WORK REQUIRED
Retype nothing but the lines from the start of the material up to and including the line with "const percentiles = d3.range(1, 101);". Pictures don't belong in the copy.
==*==
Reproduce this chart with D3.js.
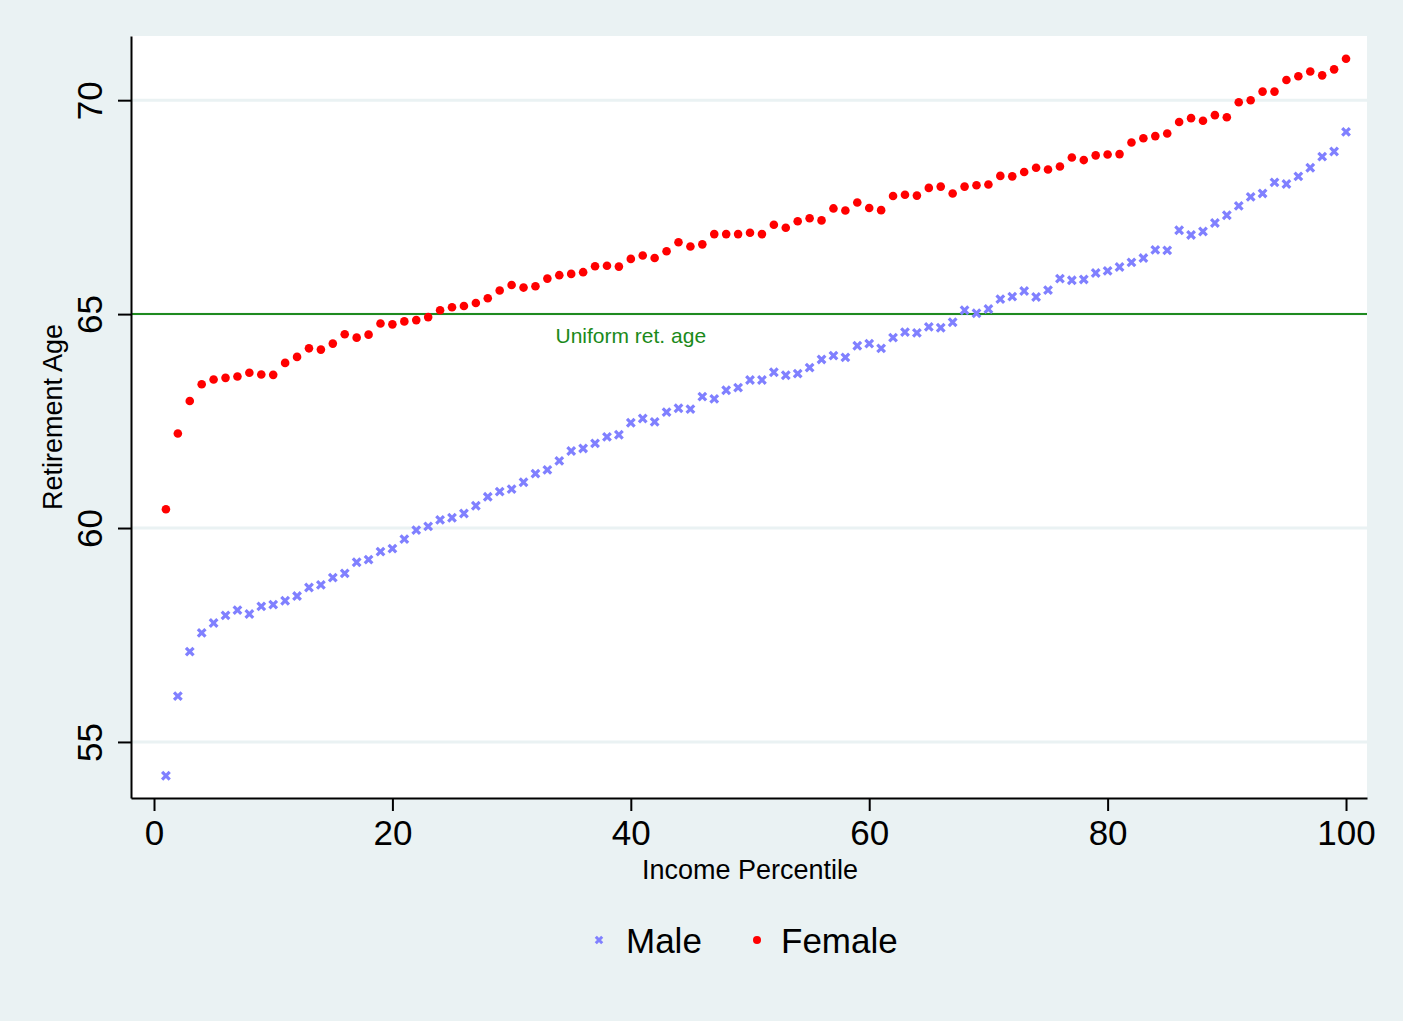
<!DOCTYPE html>
<html>
<head>
<meta charset="utf-8">
<script src="https://cdn.jsdelivr.net/npm/d3@7"></script>
<style>
  body { margin: 0; background: #eaf2f3; }
  text { font-family: "Liberation Sans", Arial, Helvetica, sans-serif; }
</style>
</head>
<body>
<div id="chart"></div>
<script>
// income percentiles 1..100
const percentiles = d3.range(1, 101);

const maleAge = [
  54.21, 56.07, 57.11, 57.55, 57.78, 57.96, 58.08, 57.99, 58.17, 58.21,
  58.30, 58.41, 58.61, 58.67, 58.84, 58.94, 59.20, 59.26, 59.45, 59.52,
  59.74, 59.95, 60.04, 60.19, 60.24, 60.34, 60.52, 60.73, 60.85, 60.91,
  61.07, 61.27, 61.36, 61.57, 61.80, 61.86, 61.98, 62.13, 62.18, 62.46,
  62.56, 62.48, 62.71, 62.80, 62.78, 63.07, 63.02, 63.22, 63.28, 63.46,
  63.46, 63.64, 63.57, 63.61, 63.75, 63.94, 64.03, 63.99, 64.26, 64.31,
  64.20, 64.45, 64.58, 64.56, 64.70, 64.68, 64.81, 65.09, 65.02, 65.12,
  65.35, 65.41, 65.54, 65.40, 65.56, 65.83, 65.79, 65.81, 65.96, 66.01,
  66.10, 66.21, 66.31, 66.50, 66.49, 66.96, 66.85, 66.93, 67.13, 67.31,
  67.53, 67.74, 67.82, 68.08, 68.04, 68.22, 68.42, 68.68, 68.80, 69.26
];

const femaleAge = [
  60.44, 62.21, 62.97, 63.36, 63.47, 63.51, 63.54, 63.63, 63.59, 63.58,
  63.86, 64.00, 64.20, 64.17, 64.31, 64.53, 64.45, 64.52, 64.78, 64.76,
  64.83, 64.86, 64.93, 65.09, 65.16, 65.19, 65.26, 65.37, 65.55, 65.68,
  65.62, 65.65, 65.83, 65.91, 65.94, 65.98, 66.12, 66.13, 66.11, 66.29,
  66.37, 66.31, 66.47, 66.68, 66.58, 66.63, 66.87, 66.87, 66.87, 66.90,
  66.87, 67.09, 67.02, 67.17, 67.24, 67.19, 67.47, 67.42, 67.61, 67.48,
  67.43, 67.76, 67.79, 67.77, 67.95, 67.98, 67.82, 67.98, 68.01, 68.03,
  68.23, 68.22, 68.32, 68.42, 68.38, 68.45, 68.66, 68.60, 68.71, 68.73,
  68.74, 69.01, 69.11, 69.16, 69.22, 69.49, 69.58, 69.52, 69.65, 69.60,
  69.95, 70.00, 70.20, 70.20, 70.47, 70.56, 70.67, 70.58, 70.72, 70.97
];

const xTicks = [0, 20, 40, 60, 80, 100];
const yTicks = [55, 60, 65, 70];
const uniformAge = 65;

const width = 1403, height = 1021;
const plot = { left: 131, right: 1367, top: 36, bottom: 798 };

const svg = d3.select("#chart").append("svg")
  .attr("width", width)
  .attr("height", height);

svg.append("rect")
  .attr("width", width).attr("height", height)
  .attr("fill", "#eaf2f3");

const x = d3.scaleLinear()
  .domain([-1.93, 101.76])
  .range([plot.left, plot.right]);

const y = d3.scaleLinear()
  .domain([53.69, 71.5])
  .range([plot.bottom, plot.top]);

// plot region
svg.append("rect")
  .attr("x", plot.left).attr("y", plot.top)
  .attr("width", plot.right - plot.left)
  .attr("height", plot.bottom - plot.top)
  .attr("fill", "#ffffff");

// gridlines
svg.append("g")
  .selectAll("line")
  .data(yTicks)
  .join("line")
  .attr("x1", plot.left).attr("x2", plot.right)
  .attr("y1", (d) => y(d)).attr("y2", (d) => y(d))
  .attr("stroke", "#eaf2f3")
  .attr("stroke-width", 3);

// uniform retirement age
svg.append("line")
  .attr("x1", plot.left).attr("x2", plot.right)
  .attr("y1", y(uniformAge)).attr("y2", y(uniformAge))
  .attr("stroke", "#1f8a1f")
  .attr("stroke-width", 2);

svg.append("text")
  .attr("x", x(40)).attr("y", y(64.5))
  .attr("text-anchor", "middle")
  .attr("dominant-baseline", "central")
  .attr("fill", "#1a8a1a")
  .attr("font-size", 21)
  .text("Uniform ret. age");

// axes
const xAxis = svg.append("g")
  .attr("transform", `translate(0,${plot.bottom})`)
  .call(d3.axisBottom(x).tickValues(xTicks).tickSizeInner(13).tickSizeOuter(0).tickPadding(6));

const yAxis = svg.append("g")
  .attr("transform", `translate(${plot.left},0)`)
  .call(d3.axisLeft(y).tickValues(yTicks).tickSizeInner(13).tickSizeOuter(0).tickPadding(0));

[xAxis, yAxis].forEach((ax) => {
  ax.select(".domain").attr("stroke", "#000").attr("stroke-width", 2);
  ax.selectAll(".tick line").attr("stroke", "#000").attr("stroke-width", 2);
  ax.selectAll(".tick text")
    .attr("fill", "#000")
    .attr("font-size", 35)
    .attr("font-family", "Liberation Sans, Arial, sans-serif");
});

xAxis.selectAll(".tick text").attr("dy", "0.8em");

yAxis.selectAll(".tick text")
  .attr("x", null).attr("dy", null)
  .attr("text-anchor", "middle")
  .attr("transform", "translate(-42,0) rotate(-90)")
  .attr("dominant-baseline", "central");

// axis titles
svg.append("text")
  .attr("x", (plot.left + plot.right) / 2 + 1)
  .attr("y", 879)
  .attr("text-anchor", "middle")
  .attr("font-size", 27)
  .text("Income Percentile");

svg.append("text")
  .attr("transform", `translate(62,${(plot.top + plot.bottom) / 2}) rotate(-90)`)
  .attr("text-anchor", "middle")
  .attr("font-size", 27)
  .text("Retirement Age");

// markers
const crossPath = (s) => `M${-s},${-s}L${s},${s}M${-s},${s}L${s},${-s}`;

svg.append("g")
  .selectAll("path")
  .data(percentiles)
  .join("path")
  .attr("transform", (d, i) => `translate(${x(d)},${y(maleAge[i])})`)
  .attr("d", crossPath(3.8))
  .attr("stroke", "#8080ff")
  .attr("stroke-width", 3.2)
  .attr("fill", "none");

svg.append("g")
  .selectAll("circle")
  .data(percentiles)
  .join("circle")
  .attr("cx", (d) => x(d))
  .attr("cy", (d, i) => y(femaleAge[i]))
  .attr("r", 4.3)
  .attr("fill", "#ff0000");

// legend
const legend = svg.append("g").attr("transform", "translate(0,940)");

legend.append("path")
  .attr("transform", "translate(599,0)")
  .attr("d", crossPath(3.2))
  .attr("stroke", "#8080ff")
  .attr("stroke-width", 3)
  .attr("fill", "none");

legend.append("text")
  .attr("x", 626).attr("y", 0)
  .attr("dominant-baseline", "central")
  .attr("font-size", 35)
  .text("Male");

legend.append("circle")
  .attr("cx", 757).attr("cy", 0)
  .attr("r", 4)
  .attr("fill", "#ff0000");

legend.append("text")
  .attr("x", 781).attr("y", 0)
  .attr("dominant-baseline", "central")
  .attr("font-size", 35)
  .text("Female");
</script>
</body>
</html>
==*==
RESULT OF THIS TASK
Reproduce this chart with D3.js.
<!DOCTYPE html>
<html>
<head>
<meta charset="utf-8">
<script src="https://cdn.jsdelivr.net/npm/d3@7"></script>
<style>
  body { margin: 0; background: #eaf2f3; }
  text { font-family: "Liberation Sans", Arial, Helvetica, sans-serif; }
</style>
</head>
<body>
<div id="chart"></div>
<script>
// income percentiles 1..100
const percentiles = d3.range(1, 101);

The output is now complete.